Одержав победу в войне народной силой, царское пра­вительство не замедлило показать свое истинное лицо - угнетение народа стало еще тяжелее. Помещики свирепствовали над крестьянами, и новые царские законы под­держивали их власть. Крепостной гнет усилился и в ар­мии. По всей стране, от Петербурга до Украины включи­тельно, по приказу Александра I были созданы военные поселения — худшая форма военно-крепостного гнета. В военных поселениях все мужское население, даже шести-семилетние дети, должно было носить неудобную военную форму и подчиняться жестокому палочному воен­ному режиму. Солдаты-крестьяне должны были занимать­ся военным учением и одновременно обрабатывать землю, сами содержать себя, добывая трудом продукты питания. Торговать им запрещалось. Царское правительство дума­ло таким образом добиться экономии средств — пусть солдат сам себя кормит. По барабанному сигналу крестья­не в военной форме шли пахать, по барабанному сигналу от пахоты шли на военное учение. Вся жизнь в военных поселениях была подчинена строгим правилам, за их на­рушение виновных подвергали жестоким телесным наказаниям. Крестьянку, которая зажгла в избе огонь после 10 часов вечера, подвергали порке. Жизнь в военных по­селениях была каторгой.

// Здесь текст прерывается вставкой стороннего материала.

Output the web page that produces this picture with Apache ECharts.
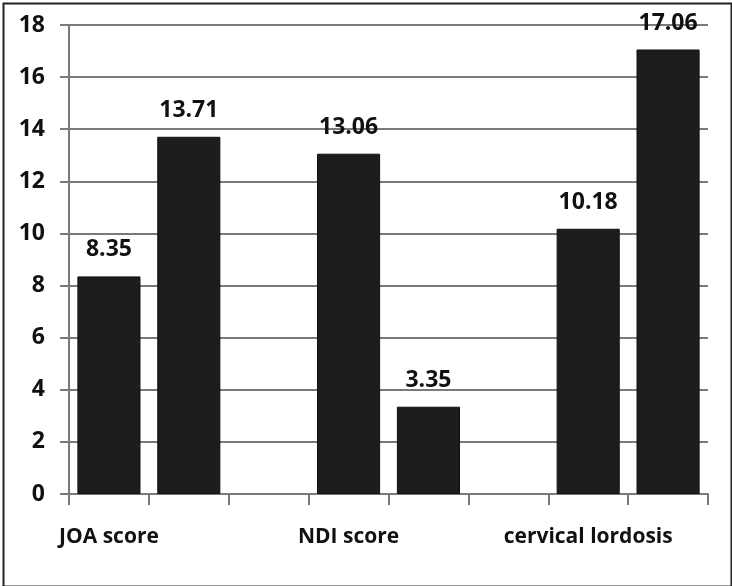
<!DOCTYPE html>
<html><head><meta charset="utf-8">
<style>html,body{margin:0;padding:0;background:#fff}#c{width:732px;height:586px}</style>
<script src="https://cdn.jsdelivr.net/npm/echarts@6/dist/echarts.min.js"></script>
</head><body><div id="c"></div>
<script>
const categories = ["JOA score", "", "", "NDI score", "", "", "cervical lordosis", ""];
const values = [8.35, 13.71, null, 13.06, 3.35, null, 10.18, 17.06];
const yTicks = [0, 2, 4, 6, 8, 10, 12, 14, 16, 18];

const chart = echarts.init(document.getElementById('c'));
chart.setOption({
  animation: false,
  backgroundColor: '#fff',
  graphic: [{
    type: 'rect', left: 1, top: 1,
    shape: { width: 728, height: 583 },
    style: { fill: 'none', stroke: '#222', lineWidth: 2 }
  }],
  grid: { left: 69, right: 24, top: 25, bottom: 92 },
  xAxis: {
    type: 'category', data: categories,
    axisLine: { lineStyle: { color: '#7a7a7a', width: 2 } },
    axisTick: { show: true, length: 11, interval: 0, lineStyle: { color: '#7a7a7a', width: 2 } },
    axisLabel: { interval: 0, margin: 33, fontFamily: 'Open Sans', fontWeight: 'bold', fontSize: 21, color: '#111' }
  },
  yAxis: {
    type: 'value', min: yTicks[0], max: yTicks[yTicks.length - 1], interval: 2,
    axisLine: { show: true, lineStyle: { color: '#7a7a7a', width: 2 } },
    axisTick: { show: true, length: 9, lineStyle: { color: '#7a7a7a', width: 2 } },
    splitLine: { lineStyle: { color: '#7a7a7a', width: 2 } },
    axisLabel: { margin: 24, fontFamily: 'Open Sans', fontWeight: 'bold', fontSize: 23, color: '#111' }
  },
  series: [{
    type: 'bar', data: values, barCategoryGap: '21%',
    itemStyle: { color: '#1d1d1d', borderColor: '#111', borderWidth: 1 },
    label: {
      show: true, position: 'top', distance: 15,
      fontFamily: 'Open Sans', fontWeight: 'bold', fontSize: 23, color: '#111',
      formatter: p => p.value.toFixed(2)
    }
  }]
});
</script></body></html>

Крестьяне в военных поселениях восставали, требуя их отмены. Но царское правительство настаивало на сво­ем: “Военные поселения будут, хотя бы пришлось уло­жить трупами дорогу от Петербурга до Чудова”,— сказал Александр I.

Александр I все время ездил за границу для участия в конгрессах европейских держав, подавлявших по всей Европе революционное движение. Россией в его отсутствие правил жесточайший крепостник Аракчеев, началь­ник военных поселений. “Аракчеев господин всю Россию погубил, добрых людей прослезил”,—пелось о Нем в на­родной песне. “Всей России притеснитель”,— сказал о нем Пушкин. Тяжелая аракчеевская военно-бюрократическая машина подавляла все живое. Шли жесточайшие распра­вы с крестьянским движением. Тяжело обрушилась аракчеевщина и на свободную мысль, на университеты. Пере­довых профессоров снимали с должностей и предавали суду за вольнодумство. В основу всех наук приказано было положить священное писание. Ученость без веры в бога признавалась “не токмо не нужной, но и вредной”. Даже математику потребовали преподавать на религиоз­ный манер.

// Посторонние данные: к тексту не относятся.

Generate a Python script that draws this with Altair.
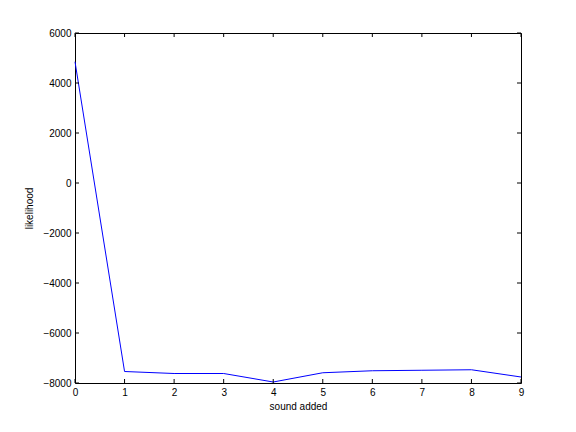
import altair as alt
import pandas as pd

sounds = [0, 1, 2, 3, 4, 5, 6, 7, 8, 9]
likelihood = [4850, -7540, -7620, -7620, -7960, -7590, -7510, -7490, -7470, -7760]
x_ticks = [0, 1, 2, 3, 4, 5, 6, 7, 8, 9]
y_ticks = [-8000, -6000, -4000, -2000, 0, 2000, 4000, 6000]

W, H = 446, 350
FONT = "Liberation Sans"

df = pd.DataFrame({"x": sounds, "y": likelihood})
xt = pd.DataFrame({"x": x_ticks})
yt = pd.DataFrame({"y": y_ticks})

xs = alt.Scale(domain=[0, 9], nice=False, zero=False)
ys = alt.Scale(domain=[-8000, 6000], nice=False, zero=False)

line = alt.Chart(df).mark_line(color="#0000FF", strokeWidth=1).encode(
    x=alt.X("x:Q", scale=xs, title="sound added",
            axis=alt.Axis(values=x_ticks, ticks=False, grid=False, labelPadding=4,
                          labelFlush=False, format="d", titlePadding=4, domain=False)),
    y=alt.Y("y:Q", scale=ys, title="likelihood",
            axis=alt.Axis(values=y_ticks, ticks=False, grid=False, labelPadding=4,
                          labelFlush=False, format="d", titlePadding=8, domain=False)),
)

tk = 4
bottom = alt.Chart(xt).mark_rule(color="black", strokeWidth=1).encode(
    x=alt.X("x:Q", scale=xs), y=alt.value(H), y2=alt.value(H - tk))
top = alt.Chart(xt).mark_rule(color="black", strokeWidth=1).encode(
    x=alt.X("x:Q", scale=xs), y=alt.value(0), y2=alt.value(tk))
left = alt.Chart(yt).mark_rule(color="black", strokeWidth=1).encode(
    y=alt.Y("y:Q", scale=ys), x=alt.value(0), x2=alt.value(tk))
right = alt.Chart(yt).mark_rule(color="black", strokeWidth=1).encode(
    y=alt.Y("y:Q", scale=ys), x=alt.value(W), x2=alt.value(W - tk))

chart = alt.layer(line, bottom, top, left, right).properties(
    width=W, height=H,
    background="white",
    autosize=alt.AutoSizeParams(type="none"),
    padding={"left": 67, "top": 25, "right": 47, "bottom": 41},
).configure_view(stroke="black", strokeWidth=1).configure_axis(
    labelFont=FONT, titleFont=FONT, labelFontSize=10, titleFontSize=10,
    labelColor="black", titleColor="black", titleFontWeight="normal",
)

chart.save("out.html", embed_options={"renderer": "svg", "actions": False})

Крепостное право и самодержавие задерживали раз­витие России. Ликвидация крепостного права и самодер­жавия — таковы были очередные исторические задачи, вставшие перед Россией.


Формирование мировоззрения Декабристов

Большинство будущих декабристов родилось на рубеже нового столетия: или в последнее десятилетие XVIII в., или в первые годы XIX в.

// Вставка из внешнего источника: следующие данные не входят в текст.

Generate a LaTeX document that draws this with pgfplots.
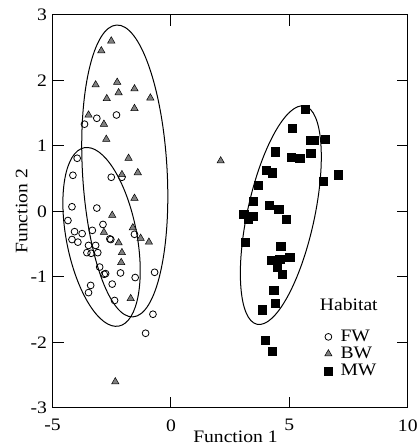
\documentclass[border=0pt]{standalone}
\usepackage{fontspec}
\setmainfont[FakeStretch=1.12]{Liberation Serif}
\usepackage{pgfplots}
\pgfplotsset{compat=1.18}
\begin{document}
\begin{tikzpicture}[font=\fontsize{17.5}{20}\selectfont]
\useasboundingbox (-52.5pt,-37pt) rectangle (363.5pt,407.7pt);
\begin{axis}[
    at={(0,0)}, anchor=south west,
    scale only axis,
    width=355pt,
    height=393pt,
    xmin=-5, xmax=10,
    ymin=-3, ymax=3,
    xtick={-5,0,5,10},
    xticklabels={-5,0,5,10},
    ytick={-3,-2,-1,0,1,2,3},
    yticklabels={-3,-2,-1,0,1,2,3},
    tick align=inside,
    major tick length=11pt,
    axis line style={line width=1pt},
    every tick/.style={black, line width=1pt},
    xticklabel style={yshift=-8pt},
    yticklabel style={xshift=-2pt},
    xlabel={Function 1},
    ylabel={Function 2},
    xlabel style={at={(axis description cs:0.515,0)}, anchor=center, yshift=-29pt},
    ylabel style={at={(axis description cs:-0.087,0.5)}, anchor=center},
    legend cell align=left,
    legend style={draw=none, fill=none, at={(rel axis cs:0.756,0.208)}, anchor=north west,
        row sep=0pt, font=\fontsize{17.5}{20}\selectfont,
        /tikz/every odd column/.append style={column sep=6pt}},
]

% FW
\addplot[only marks, mark=o, mark size=3.4pt, mark options={line width=0.8pt, fill=white}] coordinates {
    (-3.13,1.42) (-2.30,1.47) (-3.65,1.33) (-3.96,0.81) (-4.14,0.55)
    (-2.52,0.52) (-2.07,0.52) (-4.18,0.07) (-3.13,0.05) (-4.35,-0.14)
    (-2.87,-0.20) (-3.32,-0.29) (-4.07,-0.31) (-3.75,-0.34) (-1.54,-0.35)
    (-4.18,-0.43) (-3.93,-0.47) (-2.58,-0.42) (-2.54,-0.43) (-3.48,-0.52)
    (-3.18,-0.52) (-3.55,-0.63) (-3.37,-0.64) (-3.09,-0.63) (-3.01,-0.85)
    (-2.82,-0.96) (-2.76,-0.95) (-2.13,-0.94) (-1.51,-1.01) (-0.69,-0.93)
    (-2.48,-1.11) (-3.39,-1.13) (-3.48,-1.24) (-2.38,-1.36) (-0.76,-1.57)
    (-1.07,-1.86)
};
\addlegendentry{FW}

% BW
\addplot[only marks, mark=triangle*, mark size=4.2pt, mark options={draw=black, fill=black!50, line width=0.5pt}] coordinates {
    (-2.52,2.60) (-2.94,2.45) (-3.18,1.93) (-2.27,1.97) (-2.71,1.72)
    (-2.21,1.81) (-1.54,1.87) (-0.87,1.73) (-1.54,1.57) (-3.48,1.47)
    (-2.83,1.33) (-2.73,1.10) (-1.79,0.81) (-2.07,0.56) (-1.40,0.59)
    (-1.54,0.20) (-2.48,-0.06) (-1.61,-0.25) (-2.83,-0.32) (-1.28,-0.41)
    (-0.93,-0.47) (-2.21,-0.48) (-2.07,-0.63) (-2.10,-0.78) (-1.70,-1.33)
    (-2.35,-2.60) (2.10,0.77)
};
\addlegendentry{BW}

% MW
\addplot[only marks, mark=square*, mark size=4.1pt, mark options={black}] coordinates {
    (5.68,1.56) (5.11,1.27) (5.89,1.09) (6.03,1.08) (6.52,1.10)
    (4.41,0.91) (5.08,0.83) (5.44,0.81) (5.90,0.89) (4.03,0.63)
    (4.28,0.59) (6.42,0.46) (7.05,0.56) (3.67,0.40) (3.46,0.16)
    (4.14,0.09) (4.55,0.03) (3.07,-0.04) (3.46,-0.07) (3.25,-0.12)
    (4.87,-0.12) (3.15,-0.47) (4.63,-0.53) (4.24,-0.75) (4.59,-0.73)
    (5.01,-0.70) (4.49,-0.85) (4.70,-0.96) (4.34,-1.20) (4.41,-1.40)
    (3.86,-1.50) (3.99,-1.96) (4.28,-2.13)
};
\addlegendentry{MW}

% group ellipses
\draw[line width=1pt, rotate around={3.2:(axis cs:-1.95,0.616)}]
    (axis cs:-1.95,0.616) ellipse [x radius=1.787, y radius=2.23];
\draw[line width=1pt, rotate around={11:(axis cs:-2.93,-0.39)}]
    (axis cs:-2.93,-0.39) ellipse [x radius=1.487, y radius=1.386];
\draw[line width=1pt, rotate around={-12.3:(axis cs:4.64,-0.058)}]
    (axis cs:4.64,-0.058) ellipse [x radius=1.415, y radius=1.704];

\node at (rel axis cs:0.834,0.262) {Habitat};

\end{axis}
\end{tikzpicture}
\end{document}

Все декабристы (исключения крайне редки) были по происхождению дворянами, принадлежали к привилегиро­ванному сословию тогдашней крепостной России. Множе­ство разнообразных явлений русской жизни с детства про­текло через их сознание, было воспринято ими: жизнь барской усадьбы, дворянского имения, первоначальное до­машнее обучение, поступление в учебное заведение.

Много первостепенных по значению политических со­бытий прошло через их сознание. В детстве они слыша­ли разговоры о воцарении нового императора — Алексан­дра I; до них доходили смутные разговоры о том, что его отца — императора Павла I — задушили во время двор­цового переворота, называли имена участников заговора. Детьми или подростками они узнали о первых войнах России с Наполеоном: на эти войны уходили из дома их отцы и старшие братья. Декабристы выросли в России, и мировоззрение их складывалось на основе размышлений над судьбой Родины. Именно Россия была в центре этого слагавшегося юношеского мировоззрения.

Они росли большей частью в обеспеченных дворян­ских семьях, где могли постоянно наблюдать резкую разницу между положением помещика и крестьянина, ба­рина и дворового человека.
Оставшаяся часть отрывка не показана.